++++ DATA LISTING
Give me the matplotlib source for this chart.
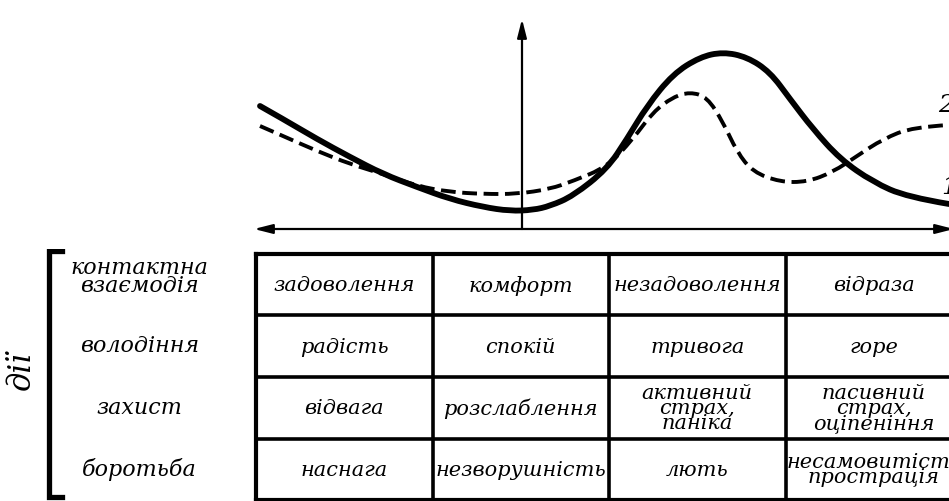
import matplotlib.pyplot as plt
from matplotlib.path import Path
from matplotlib.patches import PathPatch

plt.rcParams['font.family'] = ['DejaVu Serif']

# curve 1 (solid) and curve 2 (dashed)
x1 = [-2.62, -2.39, -2.05, -1.72, -1.39, -1.05, -0.72, -0.39, -0.12, 0.11, 0.28,
      0.51, 0.85, 1.05, 1.25, 1.51, 1.78, 2.01, 2.25, 2.48, 2.68, 2.91, 3.18,
      3.51, 3.85, 4.27]
y1 = [1.23, 1.10, 0.90, 0.72, 0.55, 0.42, 0.30, 0.22, 0.18, 0.19, 0.23,
      0.33, 0.60, 0.90, 1.23, 1.55, 1.72, 1.77, 1.72, 1.57, 1.30, 1.00, 0.70,
      0.47, 0.32, 0.25]
x2 = [-2.62, -2.39, -2.05, -1.72, -1.39, -1.05, -0.72, -0.39, -0.05, 0.28, 0.51,
      0.85, 1.11, 1.31, 1.51, 1.68, 1.85, 2.01, 2.15, 2.31, 2.58, 2.85, 3.11,
      3.35, 3.61, 3.91, 4.27]
y2 = [1.03, 0.93, 0.78, 0.65, 0.55, 0.43, 0.37, 0.35, 0.35, 0.40, 0.48,
      0.62, 0.90, 1.17, 1.32, 1.37, 1.32, 1.07, 0.77, 0.57, 0.47, 0.47, 0.57,
      0.73, 0.90, 1.02, 1.04]

actions = ['контактна\nвзаємодія', 'володіння', 'захист', 'боротьба']
cells = [
    ['задоволення', 'комфорт', 'незадоволення', 'відраза'],
    ['радість', 'спокій', 'тривога', 'горе'],
    ['відвага', 'розслаблення', 'активний\nстрах,\nпаніка', 'пасивний\nстрах,\nоціпеніння'],
    ['наснага', 'незворушність', 'лють', 'несамовитість\nпрострація'],
]


def smooth_path(xs, ys):
    # quadratic bezier through midpoints, the read points act as control points
    verts = [(xs[0], ys[0])]
    codes = [Path.MOVETO]
    for i in range(1, len(xs) - 1):
        mx = (xs[i] + xs[i + 1]) / 2
        my = (ys[i] + ys[i + 1]) / 2
        if i == len(xs) - 2:
            mx, my = xs[-1], ys[-1]
        verts += [(xs[i], ys[i]), (mx, my)]
        codes += [Path.CURVE3, Path.CURVE3]
    return Path(verts, codes)


fig = plt.figure(figsize=(9.49, 5.02), dpi=100)

# --- curves ---
ax = fig.add_axes([240 / 949, (502 - 240) / 502, 709 / 949, 230 / 502])
ax.set_xlim(-2.82, 4.27)
ax.set_ylim(-0.10, 2.20)
ax.axis('off')

ax.add_patch(PathPatch(smooth_path(x1, y1), fill=False, color='black', lw=4.2,
                       capstyle='round', joinstyle='round'))
ax.add_patch(PathPatch(smooth_path(x2, y2), fill=False, color='black', lw=2.8,
                       linestyle=(0, (3.8, 1.7))))

ax.annotate('', xy=(4.32, 0), xytext=(-2.68, 0), annotation_clip=False,
            arrowprops=dict(arrowstyle='<|-|>,head_length=1.1,head_width=0.28',
                            lw=1.6, color='black', shrinkA=0, shrinkB=0))
ax.annotate('', xy=(0, 2.10), xytext=(0, 0), annotation_clip=False,
            arrowprops=dict(arrowstyle='-|>,head_length=1.1,head_width=0.28',
                            lw=1.6, color='black', shrinkA=0, shrinkB=0))
ax.text(4.16, 1.25, '2', fontsize=18, style='italic', ha='left', va='center')
ax.text(4.19, 0.42, '1', fontsize=18, style='italic', ha='left', va='center')

# --- table ---
tb = fig.add_axes([0, 0, 962 / 949, 252 / 502])
tb.set_xlim(-256 / 176.5, 4.0)
tb.set_ylim(4.016, -0.081)
tb.axis('off')

ncol = len(cells[0])
nrow = len(cells)
for r in range(nrow + 1):
    tb.plot([0, ncol], [r, r], color='black', lw=3.0 if r in (0, nrow) else 2.6,
            solid_capstyle='projecting')
for c in range(ncol + 1):
    tb.plot([c, c], [0, nrow], color='black', lw=3.0 if c == 0 else 2.6,
            solid_capstyle='projecting')

for r, row in enumerate(cells):
    for c, txt in enumerate(row):
        tb.text(c + 0.5, r + 0.5, txt, ha='center', va='center', fontsize=15,
                style='italic', linespacing=0.72)

for r, lab in enumerate(actions):
    dy = -0.12 if '\n' in lab else 0
    tb.text(-0.66, r + 0.48 + dy, lab, ha='center', va='center', fontsize=16,
            style='italic', linespacing=0.78)

# bracket and "дії"
tb.plot([-1.10, -1.17, -1.17, -1.10], [-0.05, -0.05, 3.95, 3.95], color='black',
        lw=3.8, solid_joinstyle='miter')
tb.text(-1.33, 1.88, 'дії', rotation=90, ha='center', va='center', fontsize=22,
        style='italic')

fig.savefig('out.png', dpi=100, facecolor='white')
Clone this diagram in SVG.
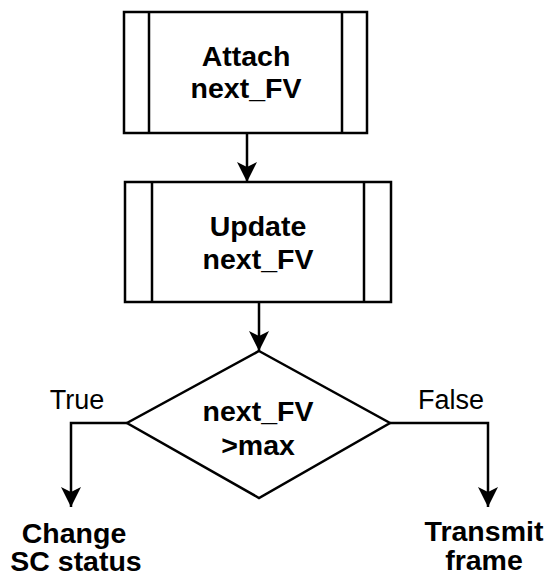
<svg xmlns="http://www.w3.org/2000/svg" width="547" height="574" viewBox="0 0 547 574">
<style>
.box{fill:#fff;stroke:#000;stroke-width:2.5}
.edge{fill:none;stroke:#000;stroke-width:2.5}
.b{font-family:"Liberation Sans",Arial,sans-serif;font-weight:bold;font-size:28.5px;text-anchor:middle;fill:#000}
.l{font-family:"Liberation Sans",Arial,sans-serif;font-size:27px;text-anchor:middle;fill:#000}
</style>
<defs>
<marker id="ah" viewBox="0 0 20 20" refX="20" refY="10" markerWidth="20" markerHeight="20" markerUnits="userSpaceOnUse" orient="auto">
<path d="M0,0 L20,10 L0,20 L5,10 Z" fill="#000"/>
</marker>
</defs>
<rect width="547" height="574" fill="#fff"/>
<g id="connectors">
<path class="edge" d="M247,133 V182" marker-end="url(#ah)"/>
<path class="edge" d="M259,302 V351" marker-end="url(#ah)"/>
<path class="edge" d="M127,423 H71 V507" marker-end="url(#ah)"/>
<path class="edge" d="M390,423 H488 V507" marker-end="url(#ah)"/>
<text class="l" x="77" y="409">True</text>
<text class="l" x="451" y="409">False</text>
</g>
<g id="attach">
<rect class="box" x="124" y="12" width="243" height="121"/>
<line class="box" x1="149" y1="12" x2="149" y2="133"/>
<line class="box" x1="342" y1="12" x2="342" y2="133"/>
<text class="b" x="246" y="66">Attach</text>
<text class="b" x="246" y="98">next_FV</text>
</g>
<g id="update">
<rect class="box" x="125" y="182" width="266" height="120"/>
<line class="box" x1="152" y1="182" x2="152" y2="302"/>
<line class="box" x1="364" y1="182" x2="364" y2="302"/>
<text class="b" x="258" y="236">Update</text>
<text class="b" x="258" y="269">next_FV</text>
</g>
<g id="decision">
<polygon class="box" points="259,351 390,423 259,498 127,423"/>
<text class="b" x="258" y="421">next_FV</text>
<text class="b" x="258" y="455">&gt;max</text>
</g>
<g id="change">
<text class="b" x="74" y="543">Change</text>
<text class="b" x="76" y="571">SC status</text>
</g>
<g id="transmit">
<text class="b" x="484" y="541">Transmit</text>
<text class="b" x="484" y="570">frame</text>
</g>
</svg>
++++++++
AIM:
Leave every image out, and retype the material exactly.

OUTPUT:
Give me the matplotlib source for this chart.
import matplotlib.pyplot as plt
from matplotlib.path import Path
from matplotlib.patches import PathPatch

plt.rcParams['font.family'] = ['DejaVu Serif']

# curve 1 (solid) and curve 2 (dashed)
x1 = [-2.62, -2.39, -2.05, -1.72, -1.39, -1.05, -0.72, -0.39, -0.12, 0.11, 0.28,
      0.51, 0.85, 1.05, 1.25, 1.51, 1.78, 2.01, 2.25, 2.48, 2.68, 2.91, 3.18,
      3.51, 3.85, 4.27]
y1 = [1.23, 1.10, 0.90, 0.72, 0.55, 0.42, 0.30, 0.22, 0.18, 0.19, 0.23,
      0.33, 0.60, 0.90, 1.23, 1.55, 1.72, 1.77, 1.72, 1.57, 1.30, 1.00, 0.70,
      0.47, 0.32, 0.25]
x2 = [-2.62, -2.39, -2.05, -1.72, -1.39, -1.05, -0.72, -0.39, -0.05, 0.28, 0.51,
      0.85, 1.11, 1.31, 1.51, 1.68, 1.85, 2.01, 2.15, 2.31, 2.58, 2.85, 3.11,
      3.35, 3.61, 3.91, 4.27]
y2 = [1.03, 0.93, 0.78, 0.65, 0.55, 0.43, 0.37, 0.35, 0.35, 0.40, 0.48,
      0.62, 0.90, 1.17, 1.32, 1.37, 1.32, 1.07, 0.77, 0.57, 0.47, 0.47, 0.57,
      0.73, 0.90, 1.02, 1.04]

actions = ['контактна\nвзаємодія', 'володіння', 'захист', 'боротьба']
cells = [
    ['задоволення', 'комфорт', 'незадоволення', 'відраза'],
    ['радість', 'спокій', 'тривога', 'горе'],
    ['відвага', 'розслаблення', 'активний\nстрах,\nпаніка', 'пасивний\nстрах,\nоціпеніння'],
    ['наснага', 'незворушність', 'лють', 'несамовитість\nпрострація'],
]


def smooth_path(xs, ys):
    # quadratic bezier through midpoints, the read points act as control points
    verts = [(xs[0], ys[0])]
    codes = [Path.MOVETO]
    for i in range(1, len(xs) - 1):
        mx = (xs[i] + xs[i + 1]) / 2
        my = (ys[i] + ys[i + 1]) / 2
        if i == len(xs) - 2:
            mx, my = xs[-1], ys[-1]
        verts += [(xs[i], ys[i]), (mx, my)]
        codes += [Path.CURVE3, Path.CURVE3]
    return Path(verts, codes)


fig = plt.figure(figsize=(9.49, 5.02), dpi=100)

# --- curves ---
ax = fig.add_axes([240 / 949, (502 - 240) / 502, 709 / 949, 230 / 502])
ax.set_xlim(-2.82, 4.27)
ax.set_ylim(-0.10, 2.20)
ax.axis('off')

ax.add_patch(PathPatch(smooth_path(x1, y1), fill=False, color='black', lw=4.2,
                       capstyle='round', joinstyle='round'))
ax.add_patch(PathPatch(smooth_path(x2, y2), fill=False, color='black', lw=2.8,
                       linestyle=(0, (3.8, 1.7))))

ax.annotate('', xy=(4.32, 0), xytext=(-2.68, 0), annotation_clip=False,
            arrowprops=dict(arrowstyle='<|-|>,head_length=1.1,head_width=0.28',
                            lw=1.6, color='black', shrinkA=0, shrinkB=0))
ax.annotate('', xy=(0, 2.10), xytext=(0, 0), annotation_clip=False,
            arrowprops=dict(arrowstyle='-|>,head_length=1.1,head_width=0.28',
                            lw=1.6, color='black', shrinkA=0, shrinkB=0))
ax.text(4.16, 1.25, '2', fontsize=18, style='italic', ha='left', va='center')
ax.text(4.19, 0.42, '1', fontsize=18, style='italic', ha='left', va='center')

# --- table ---
tb = fig.add_axes([0, 0, 962 / 949, 252 / 502])
tb.set_xlim(-256 / 176.5, 4.0)
tb.set_ylim(4.016, -0.081)
tb.axis('off')

ncol = len(cells[0])
nrow = len(cells)
for r in range(nrow + 1):
    tb.plot([0, ncol], [r, r], color='black', lw=3.0 if r in (0, nrow) else 2.6,
            solid_capstyle='projecting')
for c in range(ncol + 1):
    tb.plot([c, c], [0, nrow], color='black', lw=3.0 if c == 0 else 2.6,
            solid_capstyle='projecting')

for r, row in enumerate(cells):
    for c, txt in enumerate(row):
        tb.text(c + 0.5, r + 0.5, txt, ha='center', va='center', fontsize=15,
                style='italic', linespacing=0.72)

for r, lab in enumerate(actions):
    dy = -0.12 if '\n' in lab else 0
    tb.text(-0.66, r + 0.48 + dy, lab, ha='center', va='center', fontsize=16,
            style='italic', linespacing=0.78)

# bracket and "дії"
tb.plot([-1.10, -1.17, -1.17, -1.10], [-0.05, -0.05, 3.95, 3.95], color='black',
        lw=3.8, solid_joinstyle='miter')
tb.text(-1.33, 1.88, 'дії', rotation=90, ha='center', va='center', fontsize=22,
        style='italic')

fig.savefig('out.png', dpi=100, facecolor='white')
Clone this diagram in SVG.
<svg xmlns="http://www.w3.org/2000/svg" width="547" height="574" viewBox="0 0 547 574">
<style>
.box{fill:#fff;stroke:#000;stroke-width:2.5}
.edge{fill:none;stroke:#000;stroke-width:2.5}
.b{font-family:"Liberation Sans",Arial,sans-serif;font-weight:bold;font-size:28.5px;text-anchor:middle;fill:#000}
.l{font-family:"Liberation Sans",Arial,sans-serif;font-size:27px;text-anchor:middle;fill:#000}
</style>
<defs>
<marker id="ah" viewBox="0 0 20 20" refX="20" refY="10" markerWidth="20" markerHeight="20" markerUnits="userSpaceOnUse" orient="auto">
<path d="M0,0 L20,10 L0,20 L5,10 Z" fill="#000"/>
</marker>
</defs>
<rect width="547" height="574" fill="#fff"/>
<g id="connectors">
<path class="edge" d="M247,133 V182" marker-end="url(#ah)"/>
<path class="edge" d="M259,302 V351" marker-end="url(#ah)"/>
<path class="edge" d="M127,423 H71 V507" marker-end="url(#ah)"/>
<path class="edge" d="M390,423 H488 V507" marker-end="url(#ah)"/>
<text class="l" x="77" y="409">True</text>
<text class="l" x="451" y="409">False</text>
</g>
<g id="attach">
<rect class="box" x="124" y="12" width="243" height="121"/>
<line class="box" x1="149" y1="12" x2="149" y2="133"/>
<line class="box" x1="342" y1="12" x2="342" y2="133"/>
<text class="b" x="246" y="66">Attach</text>
<text class="b" x="246" y="98">next_FV</text>
</g>
<g id="update">
<rect class="box" x="125" y="182" width="266" height="120"/>
<line class="box" x1="152" y1="182" x2="152" y2="302"/>
<line class="box" x1="364" y1="182" x2="364" y2="302"/>
<text class="b" x="258" y="236">Update</text>
<text class="b" x="258" y="269">next_FV</text>
</g>
<g id="decision">
<polygon class="box" points="259,351 390,423 259,498 127,423"/>
<text class="b" x="258" y="421">next_FV</text>
<text class="b" x="258" y="455">&gt;max</text>
</g>
<g id="change">
<text class="b" x="74" y="543">Change</text>
<text class="b" x="76" y="571">SC status</text>
</g>
<g id="transmit">
<text class="b" x="484" y="541">Transmit</text>
<text class="b" x="484" y="570">frame</text>
</g>
</svg>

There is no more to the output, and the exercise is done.